この黒ハモですが、標準和名がクロハモ、というわけではありません。深海性のウナギ目の魚で「ホラアナゴ」や「イラコアナゴ」であると考えられています。
これらは名前にアナゴと入っていますが、アナゴの仲間(アナゴ科)ではなくホラアナゴ科に属しており、性質や見た目も大きく異なります。真っ黒な魚体に大きく裂けた口はまるでヘビのようであり、まるごと販売されていたら注文する人は出ないかもしれません。
イラコアナゴ(下)(提供:茸本朗)
イラコアナゴは東北地方から道東にかけての深海で少なからず水揚げされており、アナゴの代用品として流通もしています。スーパーで売られている「アナゴ蒲焼」の原料を見ると、イラコアナゴと書かれていることも多いはずです。

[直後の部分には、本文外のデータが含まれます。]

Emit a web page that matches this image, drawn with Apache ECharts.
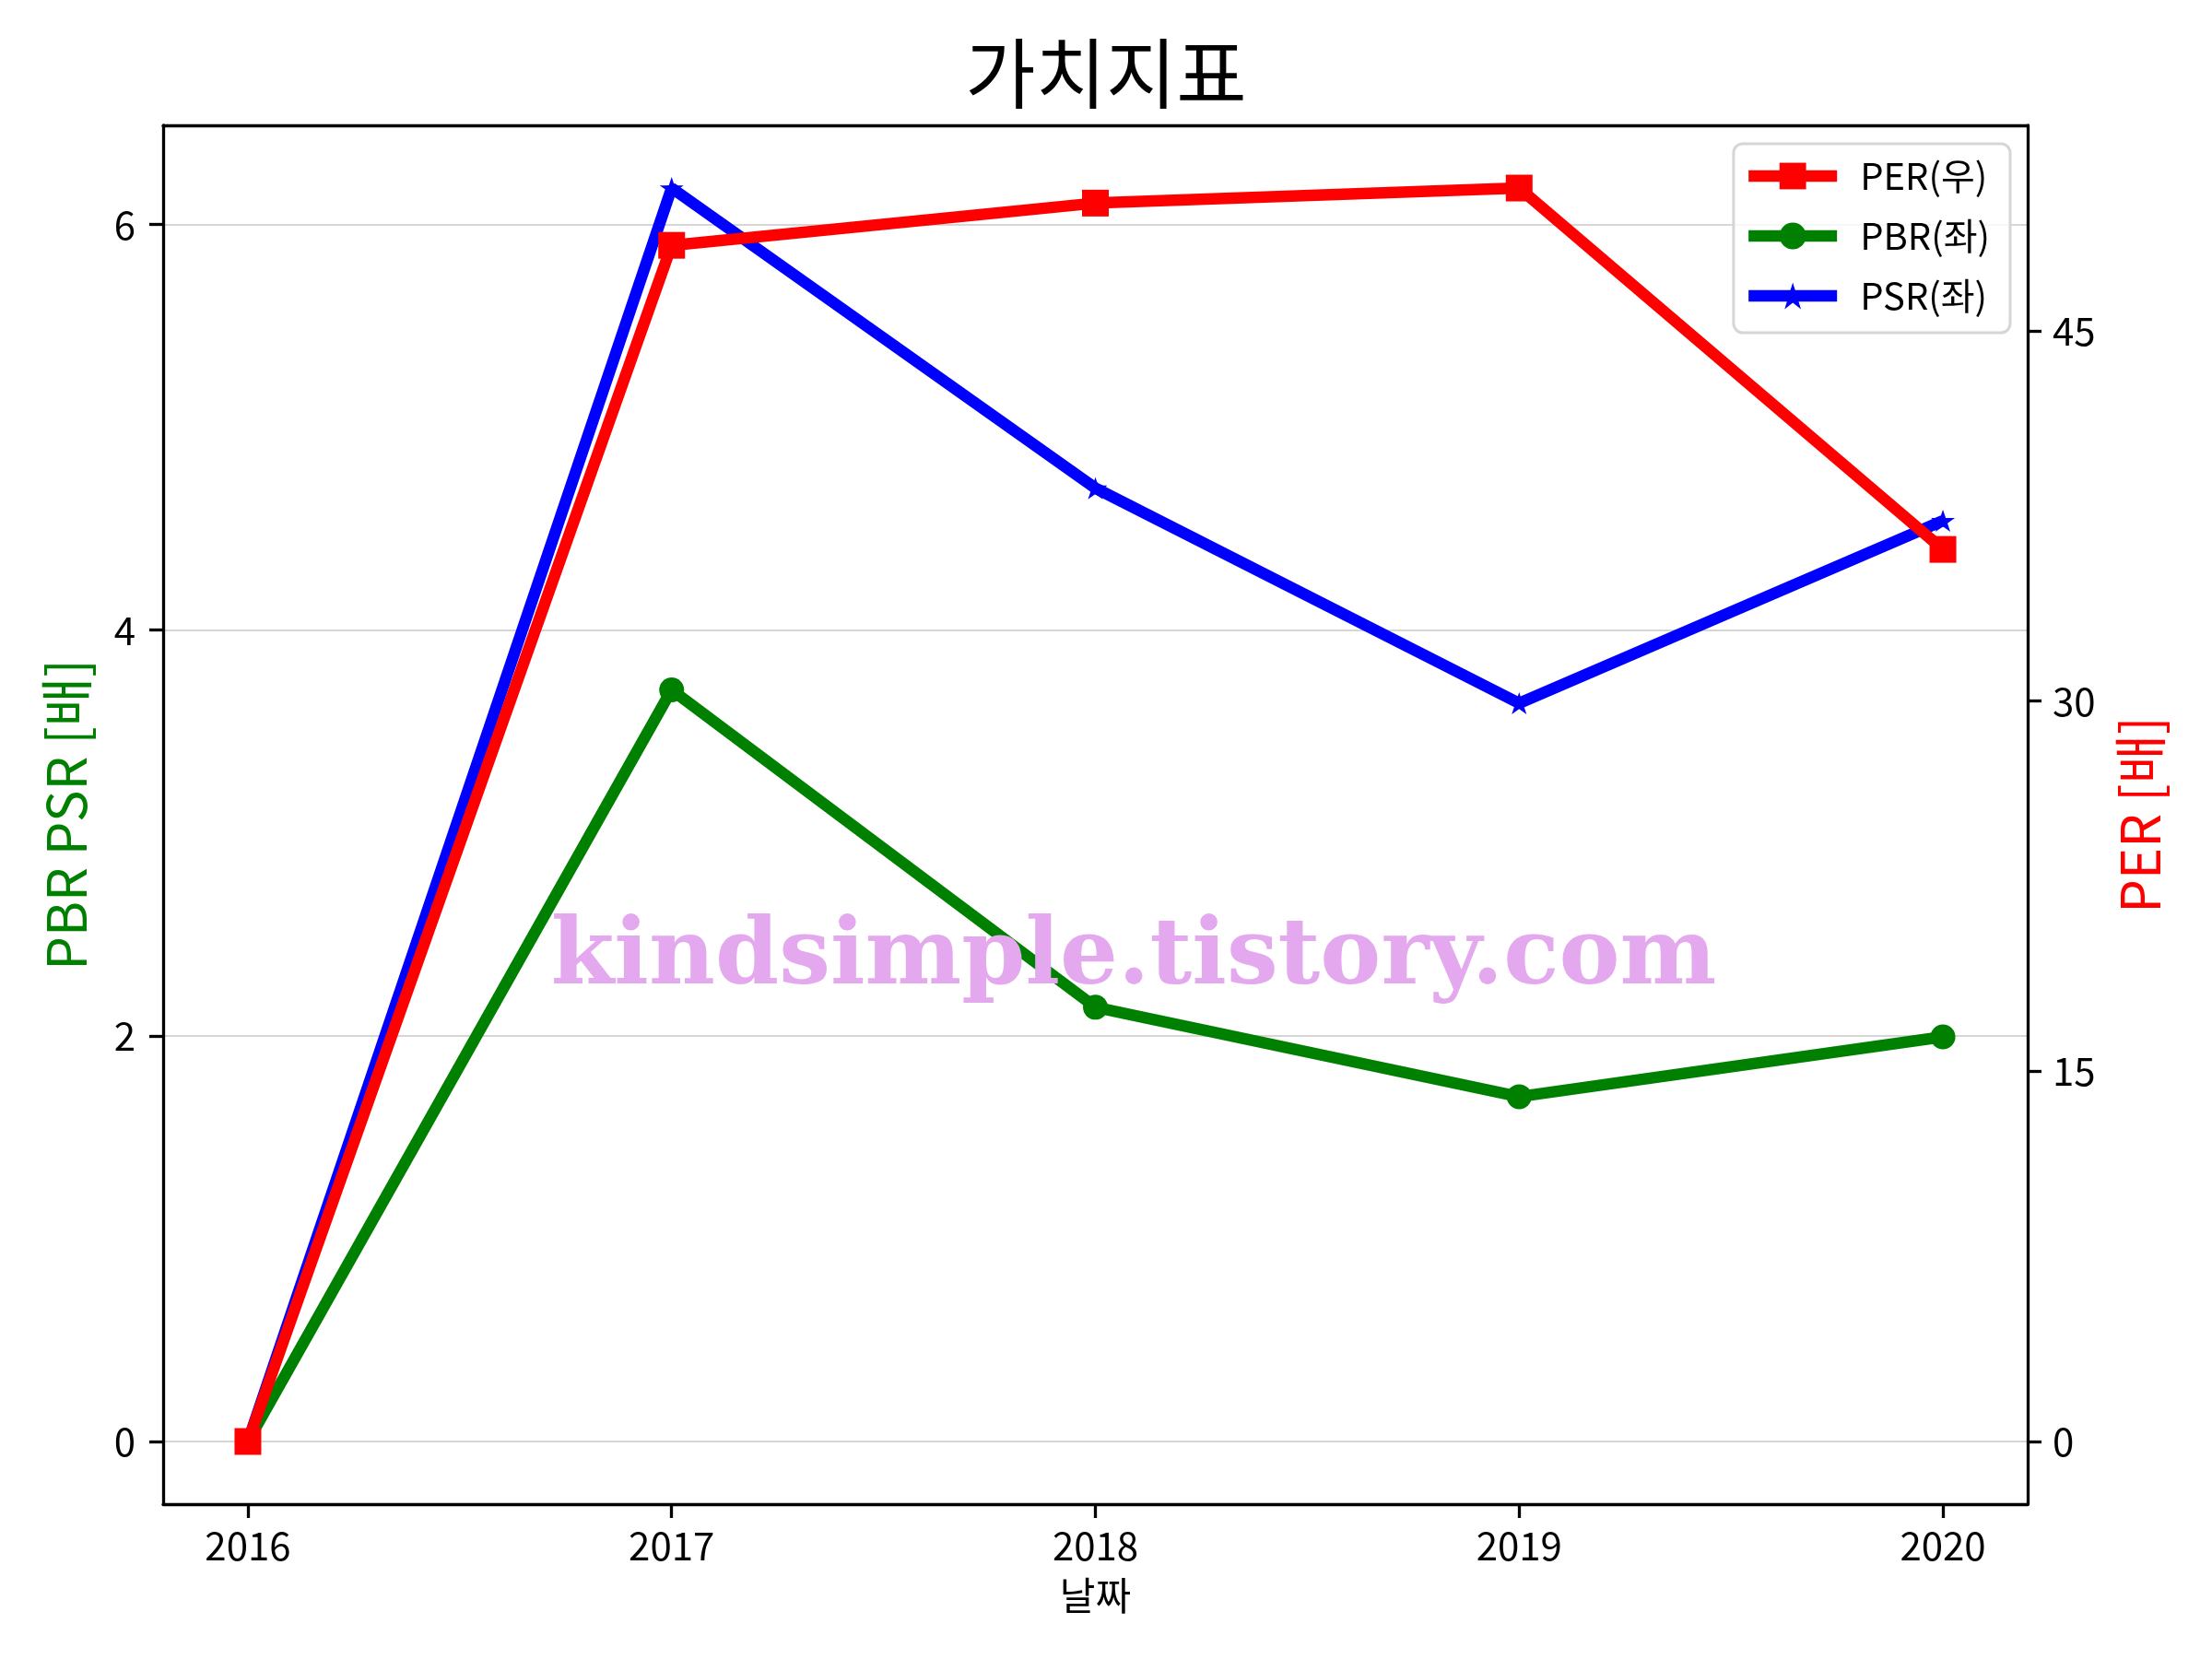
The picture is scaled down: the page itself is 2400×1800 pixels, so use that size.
<!DOCTYPE html>
<html>
<head>
<meta charset="utf-8">
<script src="https://cdn.jsdelivr.net/npm/echarts@6/dist/echarts.min.js"></script>
<style>
html,body{margin:0;padding:0;background:#fff;}
#chart{width:2400px;height:1800px;}
</style>
</head>
<body>
<div id="chart"></div>
<script>
const years = [2016, 2017, 2018, 2019, 2020];
const perValues = [0, 48.46, 50.17, 50.78, 36.14];
const pbrValues = [0, 3.706, 2.141, 1.70, 1.995];
const psrValues = [0, 6.18, 4.70, 3.64, 4.54];
const leftTicks = [0, 2, 4, 6];
const rightTicks = [0, 15, 30, 45];
const xTicks = [2016, 2017, 2018, 2019, 2020];

const FONT = '"Noto Sans CJK KR", "Noto Sans", sans-serif';
const STAR = 'path://M0,-1 L0.2245,-0.309 L0.951,-0.309 L0.3633,0.118 L0.5878,0.809 L0,0.382 L-0.5878,0.809 L-0.3633,0.118 L-0.951,-0.309 L-0.2245,-0.309 Z';

const pair = (vals) => years.map((y, i) => [y, vals[i]]);

const chart = echarts.init(document.getElementById('chart'), null, {renderer: 'canvas'});
chart.setOption({
  backgroundColor: '#ffffff',
  animation: false,
  textStyle: {fontFamily: FONT},
  title: {
    text: '가치지표',
    left: 'center',
    top: 38,
    padding: 0,
    textStyle: {fontFamily: FONT, fontSize: 83, fontWeight: 'normal', color: '#000'}
  },
  grid: {left: 177, right: 200, top: 136, bottom: 168, containLabel: false},
  legend: {
    data: ['PER(우)', 'PBR(좌)', 'PSR(좌)'],
    orient: 'vertical',
    right: 219,
    top: 156,
    itemWidth: 96,
    itemHeight: 36,
    itemGap: 25,
    padding: [15, 22, 20, 10],
    backgroundColor: 'rgba(255,255,255,0.8)',
    borderColor: '#d6d6d6',
    borderWidth: 3,
    borderRadius: 10,
    lineStyle: {width: 12.5},
    textStyle: {fontFamily: FONT, fontSize: 40, color: '#000', padding: [0, 0, 0, 20]}
  },
  xAxis: [{
    type: 'value',
    min: 2015.8,
    max: 2020.2,
    position: 'bottom',
    name: '날짜',
    nameLocation: 'middle',
    nameGap: 78,
    nameTextStyle: {fontFamily: FONT, fontSize: 42, color: '#000'},
    axisLine: {show: true, onZero: false, lineStyle: {color: '#000', width: 3.3}},
    axisTick: {show: true, inside: false, length: 15, lineStyle: {color: '#000', width: 3.3}, customValues: xTicks},
    axisLabel: {show: true, margin: 24, fontFamily: FONT, fontSize: 42, color: '#000', customValues: xTicks, formatter: (v) => String(v)},
    splitLine: {show: false}
  }, {
    type: 'value',
    min: 2015.8,
    max: 2020.2,
    position: 'top',
    axisLine: {show: true, onZero: false, lineStyle: {color: '#000', width: 3.3}},
    axisTick: {show: false},
    axisLabel: {show: false},
    splitLine: {show: false}
  }],
  yAxis: [{
    type: 'value',
    min: -0.309,
    max: 6.489,
    position: 'left',
    name: 'PBR PSR [배]',
    nameLocation: 'middle',
    nameGap: 76,
    nameRotate: 90,
    nameTextStyle: {fontFamily: FONT, fontSize: 58, color: '#008000'},
    axisLine: {show: true, onZero: false, lineStyle: {color: '#000', width: 3.3}},
    axisTick: {show: true, inside: false, length: 15, lineStyle: {color: '#000', width: 3.3}, customValues: leftTicks},
    axisLabel: {show: true, margin: 30, fontFamily: FONT, fontSize: 42, color: '#000', customValues: leftTicks, formatter: (v) => String(v)},
    splitLine: {show: true, lineStyle: {color: '#d6d6d6', width: 2}}
  }, {
    type: 'value',
    min: -2.539,
    max: 53.32,
    position: 'right',
    name: 'PER [배]',
    nameLocation: 'middle',
    nameGap: 93,
    nameRotate: 90,
    nameTextStyle: {fontFamily: FONT, fontSize: 58, color: '#ff0000'},
    axisLine: {show: true, onZero: false, lineStyle: {color: '#000', width: 3.3}},
    axisTick: {show: true, inside: false, length: 15, lineStyle: {color: '#000', width: 3.3}, customValues: rightTicks},
    axisLabel: {show: true, margin: 27, fontFamily: FONT, fontSize: 42, color: '#000', customValues: rightTicks, formatter: (v) => String(v)},
    splitLine: {show: false}
  }],
  series: [{
    name: 'PBR(좌)',
    type: 'line',
    xAxisIndex: 0,
    yAxisIndex: 0,
    data: pair(pbrValues),
    symbol: 'circle',
    symbolSize: 27,
    showAllSymbol: true,
    lineStyle: {color: '#008000', width: 12.5},
    itemStyle: {color: '#008000', borderWidth: 0},
    z: 2
  }, {
    name: 'PSR(좌)',
    type: 'line',
    xAxisIndex: 0,
    yAxisIndex: 0,
    data: pair(psrValues),
    symbol: STAR,
    symbolSize: [26, 24],
    showAllSymbol: true,
    lineStyle: {color: '#0000ff', width: 12.5},
    itemStyle: {color: '#0000ff', borderWidth: 0},
    z: 3
  }, {
    name: 'PER(우)',
    type: 'line',
    xAxisIndex: 0,
    yAxisIndex: 1,
    data: pair(perValues),
    symbol: 'rect',
    symbolSize: 29,
    showAllSymbol: true,
    lineStyle: {color: '#ff0000', width: 12.5},
    itemStyle: {color: '#ff0000', borderWidth: 0},
    z: 4
  }],
  graphic: [{
    type: 'text',
    x: 1230,
    y: 1041,
    z: 100,
    style: {
      text: 'kindsimple.tistory.com',
      x: 0,
      y: 0,
      align: 'center',
      verticalAlign: 'middle',
      font: 'bold 99px "DejaVu Serif", serif',
      fill: '#e4a8ee'
    }
  }]
});
</script>
</body>
</html>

ただし大きさや脂の乗りで本州のイラコアナゴと道東のそれは違う点が多く、個人的には亜種や別種なのでは…という気もしています。
このハモ、脂強すぎ……!
先日筆者も、道東・知床の羅臼に行った際、道の駅の食堂で「黒はも重」が提供されているのを発見。一度試してみたいと思っていたので、迷わず注文しました。
黒はも重(提供:茸本朗)
提供された黒ハモはウナギや普通のアナゴと比べても幅広で、細かい骨切りが施されていました。ひっくり返すと真っ黒な皮があらわになり食欲を損ねてしまう人もいそうですが、身の方の見た目は完全にハモです。
口にしてみると、ほろっと崩れる食感の中から非常にたっぷりの脂が染み出してきます。この脂はサラッとしていて口馴染みもよく、ご飯と絡むと最高!……なのですが、食べ進めていくとあまりの脂の強さに後半は少し食べ疲れてしまうほどでした。それでも魚の脂好きの方には本当に刺さる味だと思うので、機会があればぜひ食べてみてほしいと思います。